Schlissel had barely gotten comfortable in his new office chair before realizing that his first challenge wasn’t raising money for one of Michigan’s nationally renowned academic programs or providing leadership to attract world class faculty, but rather dealing with – gasp – a now competitively mediocre football program.

Early in his tenure, Schlissel – perhaps thinking he was still in Providence, not Ann Arbor – addressed the university’s Senate Advisory Committee on University Affairs. He raised concerns about various academic issues relating to athletics, including graduation rates of football players and lowered admission standards for athletes – issues that should be on the mind of any president whose school sponsors Division I football and basketball.

But faster than you could say “Go Blue,” Schlissel – under pressure from various constituencies – reversed field, apologizing to then-head football coach Brady Hoke and to Michigan coaches and athletes en masse, while offering a “clarification” of his previous remarks. Weeks later, answering a question on the search for a new Michigan athletics director, a somewhat shell-shocked Schlissel remarked, “I've really learned that this whole athletic sphere and the usual way you approach things just doesn't work.”

What Schlissel really learned is what we have known for some time. One reason college athletic reform has never taken hold is because the very people responsible for making sure academics and research are the university’s highest priorities simply aren’t in charge.

One wonders how hard Schissel had to swallow before agreeing to pay Harbaugh an annual salary of $5 million – roughly seven times what Schissel is paid to lead the entire university. And does anyone really believe that Harbaugh – as competitive/Type A as they come among his coaching peers – agreed to come to Michigan without some assurances from the university regarding “flexibility” in admissions standards for football players?

In 2004, the esteemed Yale scholar Richard Brodhead assumed the presidency of Duke University. On one of his first days in office, Brodhead was advised that Duke’s legendary basketball coach Mike Krzyzewski was being wooed by the National Basketball Association’s Los Angeles Lakers.
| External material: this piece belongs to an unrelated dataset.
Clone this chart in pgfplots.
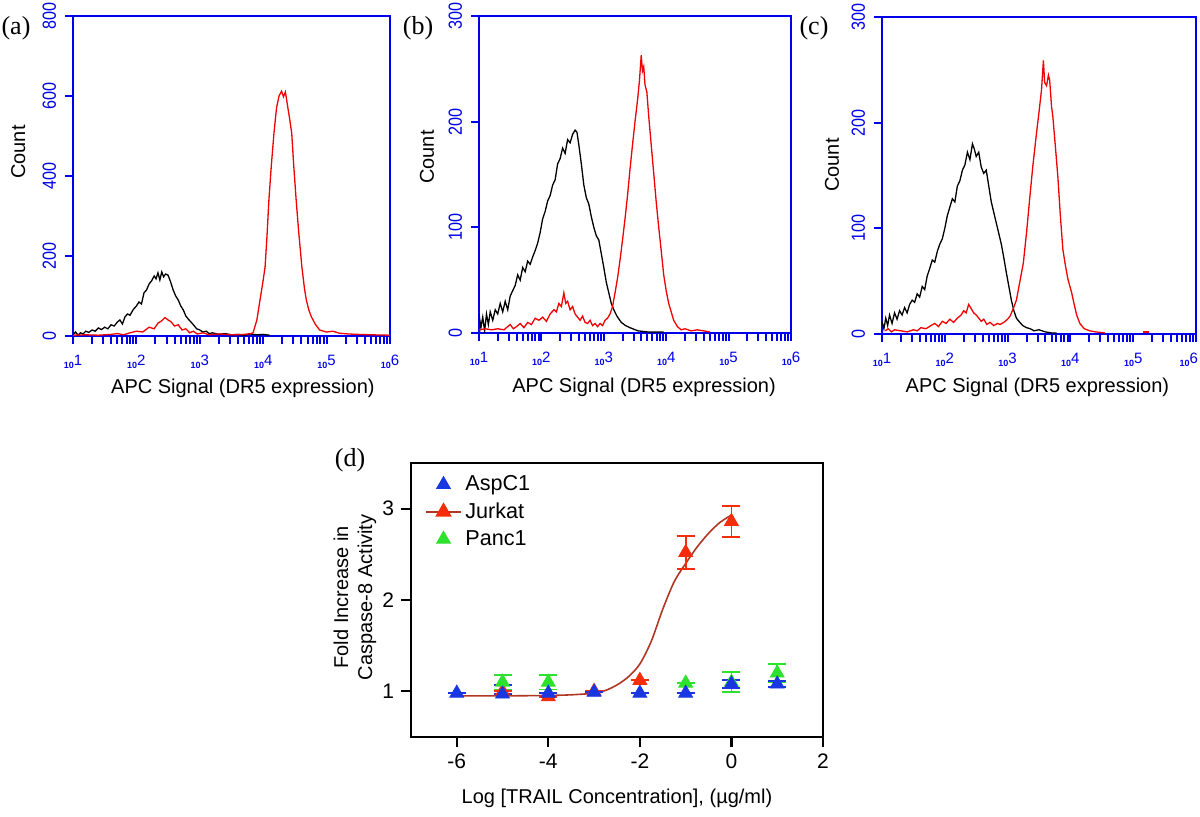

Brodhead was advised that he had to do everything in his power to convince Krzyzewski to stay in Durham – that Coach K’s departure would do irreparable damage to the university and surely doom his presidency. Brodhead complied, going as far as to join students in “Coach K, please stay” chants and to help fill a human chain forming the letter “K” outside the building that housed Krzyzewski’s office.

Krzyzewski chose to stay, but not before putting Brodhead through what one Duke professor termed “ritual humiliation.” Some believed it was the coach’s way of showing the new boss who was really in charge.

Ten years later, Schissel finds himself in a similar position. When it comes to athletics, very few new university leaders have any idea of what they are getting into. Athletic departments are so financially leveraged that presidents often feel obligated to grant the wishes of fan bases and powerful donors, some of them trustees with far more interest in attracting top coaches than renowned teachers and researchers.

And if history is any indicator in the spend all you make world of college sports, an infusion of cash from the $7.3 billion ESPN college football playoff television contract will not likely lessen this dependency.

Make no mistake about it, if Jim Harbaugh returns Michigan to gridiron glory he -- like Krzyzewski at Duke -- will report to no one at the University of Michigan except himself.